Yes, yes, yes. The first part of the book is haunted by Pete Seeger, the second by Led Zeppelin, the third by Sigur Ros, and the fourth by Leonard Cohen. If you play their albums as you listen, you’ll catch the emotional tones I’m going for in each section.
Do you have any other eras you’d be interested in writing about? Any moments in history that particularly captivate you?
This is complex, but the short answer is: I don’t know. My greatest allegiance is to the story that surfaces in my brain, whether it ends up being situated in 16th-century France or Japan in the 22nd century, when we are all bionic and 12 feet tall. The time and setting of a story are, like characters, developed slowly and according to the story being told.
Have you heard your audiobook yet? Do you listen to audiobooks at all?
I love audiobooks when I’m traveling, but really only books that I’ve already read in tree-format first. I find a second audial reading changes and deepens any book because the actors are very smart and read toward their own interpretations, which are almost always different from mine.

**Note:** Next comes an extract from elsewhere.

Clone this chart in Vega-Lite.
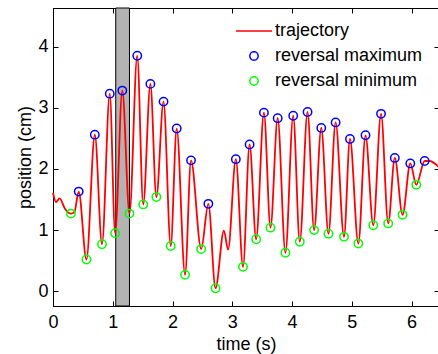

That said, I’ve never listened to my own audiobooks. The voice in my head when I read my work is this incredibly skeptical Grace Paley-ish wise woman and I’m afraid of breaking her if I hear someone else read her words. I have nothing to do with the audiobook process, sadly. My audiobooks show up one day, and make me happy, and then I give them to my parents-in-law, and they listen to them.

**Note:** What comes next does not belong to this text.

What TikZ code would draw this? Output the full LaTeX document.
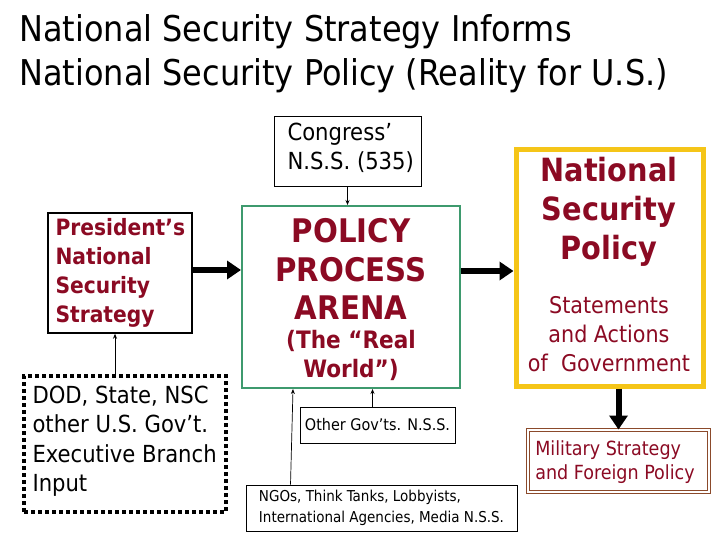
\documentclass[tikz,border=0pt]{standalone}
\usepackage{fontspec}
\setmainfont{DejaVu Sans Condensed}
\usetikzlibrary{arrows.meta}
\definecolor{dred}{HTML}{8B0A23}
\definecolor{ygold}{HTML}{F5C518}
\definecolor{pgreen}{HTML}{3E9A6E}
\definecolor{brn}{HTML}{8B4A2B}
\tikzset{
  bx/.style={draw, inner sep=0pt},
  thin arr/.style={-{Stealth[length=5pt,width=4pt]}, line width=0.7pt},
  thick arr/.style={-{Triangle[length=14pt,width=18pt]}, line width=6pt},
  redtxt/.style={text=dred, font=\bfseries, align=center},
}
\begin{document}
\begin{tikzpicture}[x=1pt,y=-1pt]
\useasboundingbox (0,0) rectangle (720,540);
% title
\node[anchor=west, font=\fontsize{35.5}{40}\selectfont] (t1) at (16,32) {National Security Strategy Informs};
\node[anchor=west, font=\fontsize{35.5}{40}\selectfont] (t2) at (16,76) {National Security Policy (Reality for U.S.)};
% boxes
\node[bx, line width=0.6pt, minimum width=147pt, minimum height=70pt] (cong) at (347.5,151) {};
\node[anchor=west, align=left, font=\fontsize{23.5}{29}\selectfont] at (284,148) {Congress’\\N.S.S. (535)};
\node[bx, line width=1.5pt, minimum width=144pt, minimum height=120pt] (pres) at (120,273) {};
\node[anchor=west, text=dred, font=\bfseries\fontsize{22.5}{29}\selectfont, align=left] at (52,273) {President’s\\National\\Security\\Strategy};
\node[bx, draw=pgreen, line width=2pt, minimum width=218pt, minimum height=182pt] (arena) at (351,297) {};
\node[redtxt, font=\bfseries\fontsize{32.5}{38.5}\selectfont] at (351,269) {POLICY\\PROCESS\\ARENA};
\node[redtxt, font=\bfseries\fontsize{24}{29}\selectfont] at (351,355) {(The “Real\\World”)};
\node[bx, draw=ygold, line width=5pt, minimum width=187pt, minimum height=236pt] (nsp) at (609.5,268) {};
\node[redtxt, font=\bfseries\fontsize{32}{39}\selectfont] at (609,212) {National\\Security\\Policy};
\node[text=dred, align=center, font=\fontsize{23}{29}\selectfont] at (609,334) {Statements\\and Actions\\of~ Government};
\node[bx, draw=brn, line width=1pt, double=white, double distance=2pt, minimum width=181pt, minimum height=62pt] (mil) at (618.5,461) {};
\node[text=dred, align=left, font=\fontsize{19.5}{24}\selectfont] at (615,462) {Military Strategy\\and Foreign Policy};
\node[bx, line width=4pt, dash pattern=on 4pt off 3pt, minimum width=202pt, minimum height=136pt] (dod) at (125,444) {};
\node[anchor=west, align=left, font=\fontsize{23.5}{29.5}\selectfont] at (29,441) {DOD, State, NSC\\other U.S. Gov't.\\Executive Branch\\Input};
\node[bx, line width=0.6pt, minimum width=155pt, minimum height=36pt, font=\fontsize{16}{18}\selectfont] (oth) at (377.5,425) {Other Gov’ts. N.S.S.};
\node[bx, line width=0.6pt, minimum width=271pt, minimum height=46pt, align=left, font=\fontsize{15}{21}\selectfont] (ngo) at (381.5,508) {NGOs, Think Tanks, Lobbyists,\\International Agencies, Media N.S.S.};
% arrows
\draw[thin arr] (cong.south) -- (cong.south |- arena.north);
\draw[thick arr] (pres.east) ++(0,-3) coordinate (pe) -- (arena.west |- pe);
\draw[thick arr] (arena.east) ++(0,-26) coordinate (ae) -- (nsp.west |- ae);
\draw[thick arr] (nsp.south) ++(9,0) coordinate (ns) -- (mil.north -| ns);
\draw[thin arr] (dod.north) ++(-10,0) coordinate (dn) -- (pres.south -| dn);
\draw[thin arr] (oth.north) ++(-5,0) coordinate (on) -- (arena.south -| on);
\coordinate (nn) at ([xshift=-91pt]ngo.north);
\coordinate (na) at ([xshift=-58pt]arena.south);
\draw[thin arr] (nn) -- (na);
\end{tikzpicture}
\end{document}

There is such a musicality to your writing. Do you have any history with music or writing poetry?
I played the flute for 12 years. What a bizarro instrument to hand to a little girl — about as embarrassingly obvious as a unicorn fixation!
Nowadays, whenever I get the chance, I sing karaoke with extreme dedication. But I did think I was a poet for the first five years of my writing career, though my poetry obviously didn’t agree. That said, I have read and do read a wheelbarrow full of poetry every week and think that every fiction writer on the planet should, also. It teaches us rhythm, formal architecture, the perfection of a single well-placed word.

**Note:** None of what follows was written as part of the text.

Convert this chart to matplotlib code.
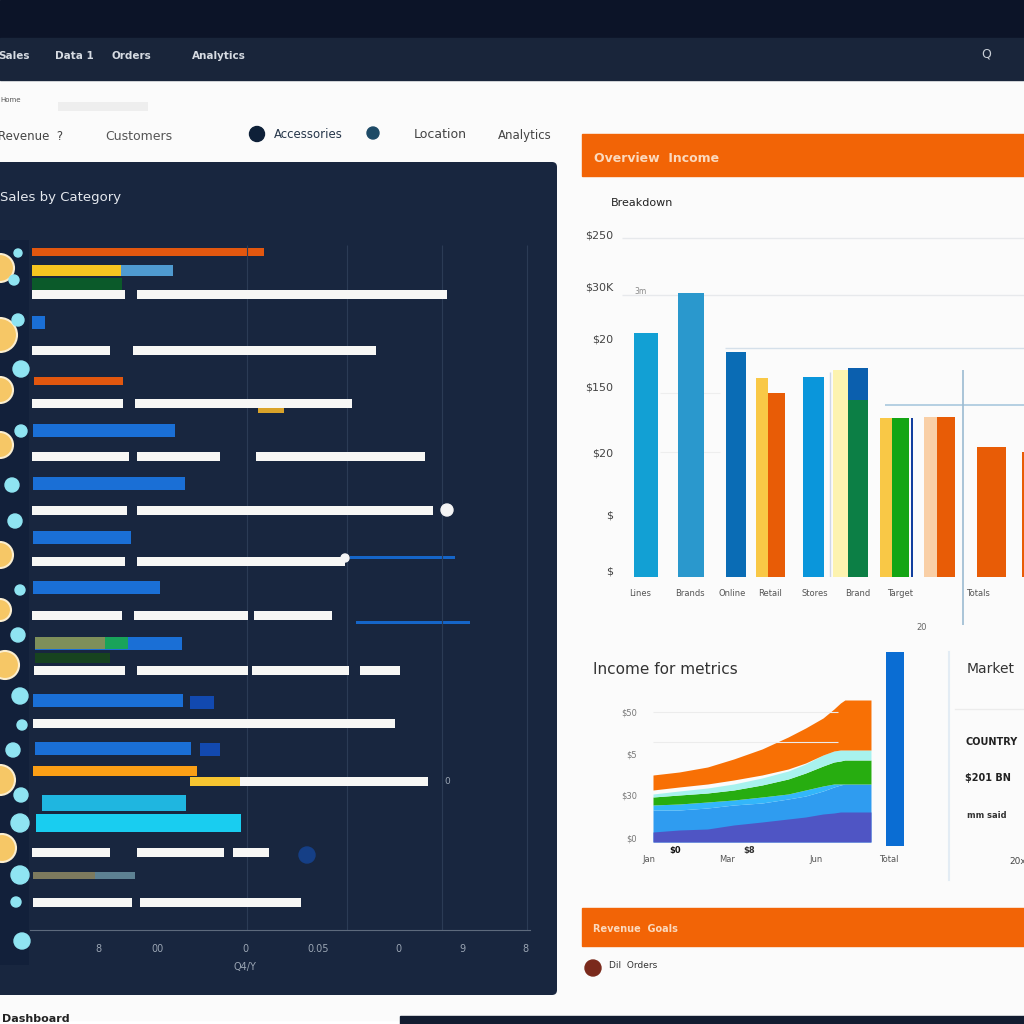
"""Dashboard mock-up: dark bar panel on the left, column and area charts on the right.

    python plot.py
"""
import matplotlib
matplotlib.use("Agg")
import matplotlib.pyplot as plt
from matplotlib.patches import Circle, FancyBboxPatch, Rectangle

# left panel, pixel-like scale on both axes
white_y = [294, 294, 350, 350, 403, 403, 456, 456, 456, 510, 510, 561, 561, 615, 615, 615,
           670, 670, 670, 670, 723, 781, 852, 852, 852, 902, 902]
white_left = [32, 137, 32, 133, 32, 135, 32, 137, 256, 32, 137, 32, 137, 32, 134, 254,
              34, 137, 252, 360, 33, 240, 32, 137, 233, 33, 140]
white_len = [93, 310, 78, 243, 91, 217, 97, 83, 169, 95, 296, 93, 208, 90, 114, 78,
             91, 111, 97, 40, 362, 188, 78, 87, 36, 99, 161]
blue_y = [322, 430, 483, 537, 587, 643, 700, 748]
blue_left = [32, 33, 33, 33, 33, 35, 33, 35]
blue_len = [13, 142, 152, 98, 127, 147, 150, 156]
blob_y = [702, 749]
blob_left = [190, 200]
blob_len = [24, 20]
orange_y = [252, 381]
orange_left = [32, 34]
orange_len = [232, 89]
cyan_y = [803, 823]
cyan_left = [42, 36]
cyan_len = [144, 205]
trace_y = [557, 622]
trace_left = [350, 356]
trace_len = [105, 114]
dots_x = [0, 0, 0, 0, 0, 5, 0, 0, 2]
dots_y = [268, 335, 390, 445, 555, 665, 610, 780, 848]
dots_r = [14, 17, 13, 13, 13, 14, 11, 15, 14]
spots_x = [18, 14, 18, 21, 21, 12, 15, 20, 18, 20, 22, 13, 21, 20, 20, 22, 16]
spots_y = [253, 280, 320, 369, 431, 485, 521, 590, 635, 696, 725, 750, 795, 823, 875, 941, 902]
spots_r = [4, 5, 6, 8, 6, 7, 7, 5, 7, 8, 5, 7, 7, 9, 9, 8, 5]
panel_ticks = [98, 158, 245, 318, 398, 462, 525]
panel_ticklabels = ["8", "00", "0", "0.05", "0", "9", "8"]
panel_grid = [247, 347, 442, 527]

# column chart
bar_x = [646, 691, 736, 813, 991]
bar_h = [244, 284, 225, 200, 130]
yellow_x = [762, 886]
yellow_h = [199, 159]
pale_x = [840, 931]
pale_h = [207, 160]
orange_x = [776, 946]
orange_h = [184, 160]
green_x = [858, 900]
green_h = [177, 159]
navy_x = [858]
navy_h = [209]
last_x = [1024]
last_h = [125]
col_yticks = [342, 290, 239, 191, 125, 62, 7]
col_ylabels = ["$250", "$30K", "$20", "$150", "$20", "$", "$"]
col_xticks = [640, 690, 732, 770, 815, 858, 900, 978]
col_xlabels = ["Lines", "Brands", "Online", "Retail", "Stores", "Brand", "Target", "Totals"]

# area chart
area_x = [0, 12, 25, 37, 50, 62, 70, 78, 83, 86, 88, 100]
purple = [10, 12, 13, 17, 20, 23, 25, 28, 29, 30, 30, 30]
sky = [32, 32, 34, 37, 39, 43, 46, 51, 55, 57, 58, 58]
green_low = [37, 38, 40, 42, 45, 48, 52, 56, 58, 58, 58, 58]
green_top = [45, 47, 49, 52, 57, 63, 69, 76, 80, 81, 82, 82]
aqua = [48, 51, 54, 58, 64, 71, 78, 87, 91, 92, 92, 92]
orange_low = [52, 55, 58, 62, 67, 73, 79, 87, 91, 92, 92, 92]
orange_top = [67, 70, 75, 83, 93, 105, 114, 124, 133, 139, 142, 142]
area_yticks = [130, 88, 47, 4]
area_ylabels = ["$50", "$5", "$30", "$0"]


def main():
    fig = plt.figure(figsize=(10.24, 10.24), dpi=100, facecolor="white")

    def px_axes(x0, y0, x1, y1):
        return fig.add_axes([x0 / 1024, 1 - y1 / 1024, (x1 - x0) / 1024, (y1 - y0) / 1024])

    # page chrome
    page = px_axes(0, 0, 1024, 1024)
    page.set(xlim=(0, 1024), ylim=(1024, 0))
    page.axis("off")
    page.add_patch(Rectangle((0, 80), 1024, 940, color="#fbfbfb"))
    page.add_patch(Rectangle((0, 0), 1024, 38, color="#0c1428"))
    page.add_patch(Rectangle((0, 38), 1024, 42, color="#19253a"))
    page.add_patch(Rectangle((400, 1016), 624, 8, color="#121c30"))
    page.add_patch(FancyBboxPatch((-10, 162), 567, 833, boxstyle="round,pad=0,rounding_size=5",
                                  fc="#18263f", ec="none"))
    page.add_patch(Rectangle((0, 240), 29, 725, color="#12203a", lw=0))
    for x, y, w, h in [(582, 134, 442, 42), (582, 908, 442, 38)]:
        page.add_patch(Rectangle((x, y), w, h, color="#f26406"))

    for x, s in [(-2, "Sales"), (55, "Data 1"), (112, "Orders"), (192, "Analytics")]:
        page.text(x, 56, s, color="#d6dbe2", fontsize=7.5, va="center", fontweight="bold")
    page.text(986, 54, "Q", color="#c8ced6", fontsize=9, ha="center", va="center")
    page.text(0, 100, "Home", color="#555555", fontsize=5, va="center")
    page.add_patch(Rectangle((58, 102), 90, 9, color="#eeeeee", lw=0))
    page.text(-2, 136, "Revenue  ?", color="#444444", fontsize=8.5, va="center")
    page.text(105, 136, "Customers", color="#555555", fontsize=9, va="center")
    page.add_patch(Circle((257, 134), 7.5, color="#0e2038"))
    page.text(274, 135, "Accessories", color="#26364a", fontsize=8.5, va="center")
    page.add_patch(Circle((373, 133), 6, color="#1d4a66"))
    page.text(414, 135, "Location", color="#444444", fontsize=9, va="center")
    page.text(498, 135, "Analytics", color="#444444", fontsize=8.5, va="center")
    page.text(0, 198, "Sales by Category", color="#e4e8ee", fontsize=9.5, va="center")
    page.text(594, 158, "Overview  Income", color="#fbd9bd", fontsize=9, va="center", fontweight="bold")
    page.text(611, 203, "Breakdown", color="#222222", fontsize=8, va="center")
    page.text(593, 669, "Income for metrics", color="#333333", fontsize=11, va="center")
    page.text(967, 669, "Market", color="#333333", fontsize=10, va="center")
    page.plot([949, 949], [652, 880], color="#e3ecf4", lw=1.5)
    page.plot([955, 1024], [709, 709], color="#ececec", lw=1)
    page.text(965, 742, "COUNTRY", color="#222222", fontsize=7, va="center", fontweight="bold")
    page.text(965, 778, "$201 BN", color="#222222", fontsize=7, va="center", fontweight="bold")
    page.text(967, 816, "mm said", color="#333333", fontsize=6, va="center", fontweight="bold")
    page.text(1009, 861, "20x", color="#444444", fontsize=6.5, va="center")
    page.text(593, 929, "Revenue  Goals", color="#fbd9bd", fontsize=7, va="center", fontweight="bold")
    page.add_patch(Circle((593, 968), 8, color="#7a2a1c"))
    page.text(609, 966, "Dil  Orders", color="#333333", fontsize=6.5, va="center")
    page.text(2, 1019, "Dashboard", color="#222222", fontsize=8, va="center", fontweight="bold")

    # dark panel bars
    ax = px_axes(30, 162, 530, 930)
    ax.patch.set_alpha(0)
    ax.set(xlim=(30, 530), ylim=(930, 162), yticks=[])
    for s in ["top", "left", "right"]:
        ax.spines[s].set_visible(False)
    ax.spines["bottom"].set_color("#5d6a7d")
    ax.vlines(panel_grid, 245, 930, color="#2b3b55", lw=0.8)
    ax.set_xticks(panel_ticks, panel_ticklabels)
    ax.tick_params(axis="x", length=0, colors="#9aa5b3", labelsize=7, pad=10)
    ax.set_xlabel("Q4/Y", color="#9aa5b3", fontsize=7, labelpad=6, x=0.43)

    ax.barh(orange_y, orange_len, 8, left=orange_left, color="#e2570f")
    ax.barh(270, 89, 11, left=32, color="#f7c520")
    ax.barh(270, 52, 11, left=121, color="#4f9ad0")
    ax.barh(284, 90, 12, left=32, color="#0b5a2a")
    ax.barh(blue_y, blue_len, 13, left=blue_left, color="#1a6fd6")
    ax.barh(blob_y, blob_len, 13, left=blob_left, color="#1249b0")
    ax.barh(643, 70, 12, left=35, color="#7e8f5a")
    ax.barh(643, 23, 12, left=105, color="#19a35a")
    ax.barh(658, 75, 10, left=35, color="#17431f")
    ax.barh(771, 164, 10, left=33, color="#fb9f16")
    ax.barh(781, 50, 9, left=190, color="#f7c531")
    ax.barh(410, 26, 5, left=258, color="#d9a32a")
    ax.barh(cyan_y, cyan_len, [16, 18], left=cyan_left, color=["#1fb6e0", "#19cdf0"])
    ax.barh(875, 62, 7, left=33, color="#7d7a5e")
    ax.barh(875, 40, 7, left=95, color="#5d8193")
    ax.barh(white_y, white_len, 9, left=white_left, color="#f7f7f5", zorder=3)
    ax.barh(trace_y, trace_len, 3, left=trace_left, color="#1565c8")
    for x, y, r in zip(dots_x, dots_y, dots_r):
        ax.add_patch(Circle((x, y), r, fc="#f6c766", ec="#fbeed0", lw=1.5, clip_on=False, zorder=4))
    for x, y, r in zip(spots_x, spots_y, spots_r):
        ax.add_patch(Circle((x, y), r, color="#8fe4f2", clip_on=False, zorder=4))
    ax.add_patch(Circle((447, 510), 6, color="#f5f5f5", zorder=4))
    ax.add_patch(Circle((345, 558), 4, color="#f5f5f5", zorder=4))
    ax.add_patch(Circle((307, 855), 8, color="#153f86"))
    ax.text(447, 781, "0", color="#9aa5b3", fontsize=6.5, ha="center", va="center")

    # column chart
    ax = px_axes(620, 227, 1024, 577)
    ax.patch.set_alpha(0)
    ax.set(xlim=(620, 1024), ylim=(0, 350))
    for s in ax.spines.values():
        s.set_visible(False)
    ax.hlines([339, 282], 622, 1024, color="#e7e9ec", lw=1, zorder=0)
    ax.hlines(229, 725, 1024, color="#d5e0ea", lw=1, zorder=0)
    ax.hlines(172, 885, 1024, color="#a9c8de", lw=1.2, zorder=0)
    ax.hlines([184, 125], 660, 720, color="#eeeeee", lw=0.8, zorder=0)
    ax.bar(bar_x, bar_h, [24, 26, 20, 21, 29], color=["#12a0d4", "#2a98cd", "#0a6cb5", "#0a96db", "#e85c06"])
    ax.bar(yellow_x, yellow_h, 12, color="#f9c846")
    ax.bar(pale_x, pale_h, 15, color=["#fdf3b0", "#f9cfa6"])
    ax.bar(navy_x, navy_h, 20, color="#0b5fae")
    ax.bar(orange_x, orange_h, [17, 18], color="#e85c06")
    ax.bar(green_x, green_h, [20, 17], color=["#0c7f45", "#14a514"])
    ax.bar(last_x, last_h, 4, color="#e85c06")
    ax.bar(912, 159, 2.5, color="#123f9e")
    ax.vlines(963, -48, 207, color="#9bbbd2", lw=1.2, clip_on=False)
    ax.vlines(830, 0, 205, color="#cfd6e6", lw=1)
    ax.text(922, -51, "20", color="#666666", fontsize=6, ha="center", va="center")
    ax.text(641, 285, "3m", color="#888888", fontsize=5.5, ha="center", va="center")
    ax.set_yticks(col_yticks, col_ylabels)
    ax.set_xticks(col_xticks, col_xlabels)
    ax.tick_params(axis="y", length=0, colors="#444444", labelsize=8, pad=5)
    ax.tick_params(axis="x", length=0, colors="#555555", labelsize=6, pad=9)

    # area chart, one unit is a pixel vertically
    ax = px_axes(640, 650, 910, 847)
    ax.patch.set_alpha(0)
    ax.set(xlim=(-5.96, 117.9), ylim=(-5, 192))
    for s in ax.spines.values():
        s.set_visible(False)
    ax.hlines([130, 100], 0, 85, color="#ececec", lw=0.8)
    ax.fill_between(area_x, 0, sky, color="#2f9cf0", lw=0)
    ax.fill_between(area_x, sky, green_low, color="#33b6fa", lw=0)
    ax.fill_between(area_x, 0, purple, color="#4f55c4", lw=0)
    ax.fill_between(area_x, green_low, green_top, color="#27ad10", lw=0)
    ax.fill_between(area_x, green_top, aqua, color="#a8f2ee", lw=0)
    ax.fill_between(area_x, orange_low, orange_top, color="#f87005", lw=0)
    ax.bar(111, 194, 8.3, bottom=-4, color="#0a6dd3")
    ax.set_yticks(area_yticks, area_ylabels)
    ax.set_xticks([-2, 34, 75, 108], ["Jan", "Mar", "Jun", "Total"])
    ax.tick_params(axis="y", length=0, colors="#777777", labelsize=6, pad=2)
    ax.tick_params(axis="x", length=0, colors="#555555", labelsize=6, pad=6)
    ax.text(10, -8, "$0", color="#111111", fontsize=6, ha="center", va="center", fontweight="bold")
    ax.text(44, -9, "$8", color="#333333", fontsize=6, ha="center", va="center", fontweight="bold")

    fig.savefig("out.png", dpi=100)


if __name__ == "__main__":
    main()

What’s your go-to karaoke song?
I like Dolly Parton’s “Jolene.”
Do you read your work out loud at all when you’re writing?
I do! I once read that Charles Dickens used to read out loud to a mirror and make faces corresponding to his characters, and I do that, mostly to make myself laugh. But I think at a certain point, at least with a semi-final draft, you have to hear your words out loud to make sure there aren’t unintentional repetitions or rhythms and that the dialogue seems plausible.
Do you enjoy giving readings, and engaging with audiences? Have you ever seen any other authors read that have really impressed you?
I love giving readings and engaging with audiences, primarily because the work I do is so solitary and I’m hungry for interactions with smart people who read a lot. I can count a hundred writers whose work astounds anew when they read it aloud, but I’m fascinated to watch the superstars of writing, the people who can fill an auditorium of two thousand attendees — who pay to be there! I’m thinking of people like Chuck Palahniuk or David Sedaris. You watch them perform and feel briefly glad that writers can be rock stars, and then it’s time to file out into the rainy streets and the dark little writing-hovel and the gaping blank page again.
You’re about to head out on a big book tour. What are you most looking forward to? Is there anything you dread?
I have two children under the age of four, so I’m most looking forward to clean white hotel sheets and room service. I dread, always, walking into a reading to find one kindly relative, one pained-looking bookseller, a snoozing homeless person, and a high-school couple who wanted to find a quiet place to make out.